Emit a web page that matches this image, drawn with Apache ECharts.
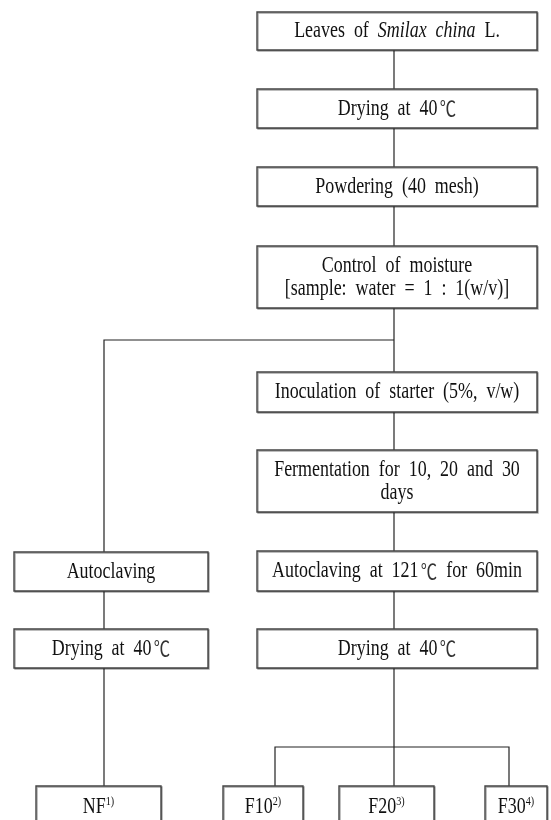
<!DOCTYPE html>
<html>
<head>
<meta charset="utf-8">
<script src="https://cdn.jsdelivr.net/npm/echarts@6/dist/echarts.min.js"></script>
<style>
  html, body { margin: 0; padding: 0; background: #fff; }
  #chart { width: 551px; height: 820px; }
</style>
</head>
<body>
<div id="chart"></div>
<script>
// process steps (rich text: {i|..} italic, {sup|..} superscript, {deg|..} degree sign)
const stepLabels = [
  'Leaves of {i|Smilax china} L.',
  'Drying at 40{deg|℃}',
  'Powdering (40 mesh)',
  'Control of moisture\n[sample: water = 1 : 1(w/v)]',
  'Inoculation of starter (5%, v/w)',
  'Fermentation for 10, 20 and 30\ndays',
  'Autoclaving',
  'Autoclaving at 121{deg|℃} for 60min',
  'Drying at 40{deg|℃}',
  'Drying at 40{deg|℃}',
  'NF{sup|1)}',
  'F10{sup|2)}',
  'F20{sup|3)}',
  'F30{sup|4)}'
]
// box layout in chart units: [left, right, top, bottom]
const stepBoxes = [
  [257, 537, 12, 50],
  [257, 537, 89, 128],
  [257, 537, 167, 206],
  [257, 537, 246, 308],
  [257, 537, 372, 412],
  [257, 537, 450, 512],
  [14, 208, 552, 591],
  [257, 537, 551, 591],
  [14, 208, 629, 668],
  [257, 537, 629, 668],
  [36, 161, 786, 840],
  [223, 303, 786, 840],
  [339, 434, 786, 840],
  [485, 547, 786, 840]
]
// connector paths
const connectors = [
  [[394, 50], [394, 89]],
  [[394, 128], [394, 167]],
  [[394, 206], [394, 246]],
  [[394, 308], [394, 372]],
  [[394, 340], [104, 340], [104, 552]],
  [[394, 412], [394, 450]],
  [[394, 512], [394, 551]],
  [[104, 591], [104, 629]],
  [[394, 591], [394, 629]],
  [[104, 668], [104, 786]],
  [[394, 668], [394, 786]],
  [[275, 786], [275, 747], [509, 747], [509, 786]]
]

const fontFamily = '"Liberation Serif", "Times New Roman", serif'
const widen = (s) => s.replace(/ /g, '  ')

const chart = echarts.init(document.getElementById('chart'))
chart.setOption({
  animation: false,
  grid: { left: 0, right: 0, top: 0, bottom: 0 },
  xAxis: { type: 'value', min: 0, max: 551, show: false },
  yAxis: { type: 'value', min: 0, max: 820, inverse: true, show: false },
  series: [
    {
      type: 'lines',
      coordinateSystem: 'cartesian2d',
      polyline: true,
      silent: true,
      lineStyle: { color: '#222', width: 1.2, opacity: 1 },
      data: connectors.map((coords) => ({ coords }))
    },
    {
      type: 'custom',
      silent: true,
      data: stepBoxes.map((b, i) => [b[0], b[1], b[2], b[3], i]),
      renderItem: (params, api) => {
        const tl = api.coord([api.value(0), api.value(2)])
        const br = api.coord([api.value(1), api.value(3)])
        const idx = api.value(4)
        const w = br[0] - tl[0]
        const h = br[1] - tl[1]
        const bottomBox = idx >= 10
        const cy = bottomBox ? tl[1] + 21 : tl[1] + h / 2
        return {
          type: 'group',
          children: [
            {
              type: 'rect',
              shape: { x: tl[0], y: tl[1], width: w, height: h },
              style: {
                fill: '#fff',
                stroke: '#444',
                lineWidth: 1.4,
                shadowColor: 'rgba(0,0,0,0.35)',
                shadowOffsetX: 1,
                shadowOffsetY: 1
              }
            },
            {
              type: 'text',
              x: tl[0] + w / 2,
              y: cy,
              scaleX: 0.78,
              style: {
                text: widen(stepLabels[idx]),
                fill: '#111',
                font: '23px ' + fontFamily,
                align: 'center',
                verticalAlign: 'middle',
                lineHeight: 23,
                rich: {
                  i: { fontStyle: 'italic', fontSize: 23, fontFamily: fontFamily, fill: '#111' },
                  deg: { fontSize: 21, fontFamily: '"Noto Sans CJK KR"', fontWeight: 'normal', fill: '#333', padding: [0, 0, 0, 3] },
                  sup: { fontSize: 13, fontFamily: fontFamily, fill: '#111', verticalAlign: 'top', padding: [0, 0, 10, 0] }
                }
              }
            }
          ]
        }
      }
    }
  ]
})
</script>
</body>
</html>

■ ■ ■ ■

WHAT TO DO:
Images should not appear in the copy; retype the listing above exactly.

FULL ANSWER:
Emit a web page that matches this image, drawn with Apache ECharts.
<!DOCTYPE html>
<html>
<head>
<meta charset="utf-8">
<script src="https://cdn.jsdelivr.net/npm/echarts@6/dist/echarts.min.js"></script>
<style>
  html, body { margin: 0; padding: 0; background: #fff; }
  #chart { width: 551px; height: 820px; }
</style>
</head>
<body>
<div id="chart"></div>
<script>
// process steps (rich text: {i|..} italic, {sup|..} superscript, {deg|..} degree sign)
const stepLabels = [
  'Leaves of {i|Smilax china} L.',
  'Drying at 40{deg|℃}',
  'Powdering (40 mesh)',
  'Control of moisture\n[sample: water = 1 : 1(w/v)]',
  'Inoculation of starter (5%, v/w)',
  'Fermentation for 10, 20 and 30\ndays',
  'Autoclaving',
  'Autoclaving at 121{deg|℃} for 60min',
  'Drying at 40{deg|℃}',
  'Drying at 40{deg|℃}',
  'NF{sup|1)}',
  'F10{sup|2)}',
  'F20{sup|3)}',
  'F30{sup|4)}'
]
// box layout in chart units: [left, right, top, bottom]
const stepBoxes = [
  [257, 537, 12, 50],
  [257, 537, 89, 128],
  [257, 537, 167, 206],
  [257, 537, 246, 308],
  [257, 537, 372, 412],
  [257, 537, 450, 512],
  [14, 208, 552, 591],
  [257, 537, 551, 591],
  [14, 208, 629, 668],
  [257, 537, 629, 668],
  [36, 161, 786, 840],
  [223, 303, 786, 840],
  [339, 434, 786, 840],
  [485, 547, 786, 840]
]
// connector paths
const connectors = [
  [[394, 50], [394, 89]],
  [[394, 128], [394, 167]],
  [[394, 206], [394, 246]],
  [[394, 308], [394, 372]],
  [[394, 340], [104, 340], [104, 552]],
  [[394, 412], [394, 450]],
  [[394, 512], [394, 551]],
  [[104, 591], [104, 629]],
  [[394, 591], [394, 629]],
  [[104, 668], [104, 786]],
  [[394, 668], [394, 786]],
  [[275, 786], [275, 747], [509, 747], [509, 786]]
]

const fontFamily = '"Liberation Serif", "Times New Roman", serif'
const widen = (s) => s.replace(/ /g, '  ')

const chart = echarts.init(document.getElementById('chart'))
chart.setOption({
  animation: false,
  grid: { left: 0, right: 0, top: 0, bottom: 0 },
  xAxis: { type: 'value', min: 0, max: 551, show: false },
  yAxis: { type: 'value', min: 0, max: 820, inverse: true, show: false },
  series: [
    {
      type: 'lines',
      coordinateSystem: 'cartesian2d',
      polyline: true,
      silent: true,
      lineStyle: { color: '#222', width: 1.2, opacity: 1 },
      data: connectors.map((coords) => ({ coords }))
    },
    {
      type: 'custom',
      silent: true,
      data: stepBoxes.map((b, i) => [b[0], b[1], b[2], b[3], i]),
      renderItem: (params, api) => {
        const tl = api.coord([api.value(0), api.value(2)])
        const br = api.coord([api.value(1), api.value(3)])
        const idx = api.value(4)
        const w = br[0] - tl[0]
        const h = br[1] - tl[1]
        const bottomBox = idx >= 10
        const cy = bottomBox ? tl[1] + 21 : tl[1] + h / 2
        return {
          type: 'group',
          children: [
            {
              type: 'rect',
              shape: { x: tl[0], y: tl[1], width: w, height: h },
              style: {
                fill: '#fff',
                stroke: '#444',
                lineWidth: 1.4,
                shadowColor: 'rgba(0,0,0,0.35)',
                shadowOffsetX: 1,
                shadowOffsetY: 1
              }
            },
            {
              type: 'text',
              x: tl[0] + w / 2,
              y: cy,
              scaleX: 0.78,
              style: {
                text: widen(stepLabels[idx]),
                fill: '#111',
                font: '23px ' + fontFamily,
                align: 'center',
                verticalAlign: 'middle',
                lineHeight: 23,
                rich: {
                  i: { fontStyle: 'italic', fontSize: 23, fontFamily: fontFamily, fill: '#111' },
                  deg: { fontSize: 21, fontFamily: '"Noto Sans CJK KR"', fontWeight: 'normal', fill: '#333', padding: [0, 0, 0, 3] },
                  sup: { fontSize: 13, fontFamily: fontFamily, fill: '#111', verticalAlign: 'top', padding: [0, 0, 10, 0] }
                }
              }
            }
          ]
        }
      }
    }
  ]
})
</script>
</body>
</html>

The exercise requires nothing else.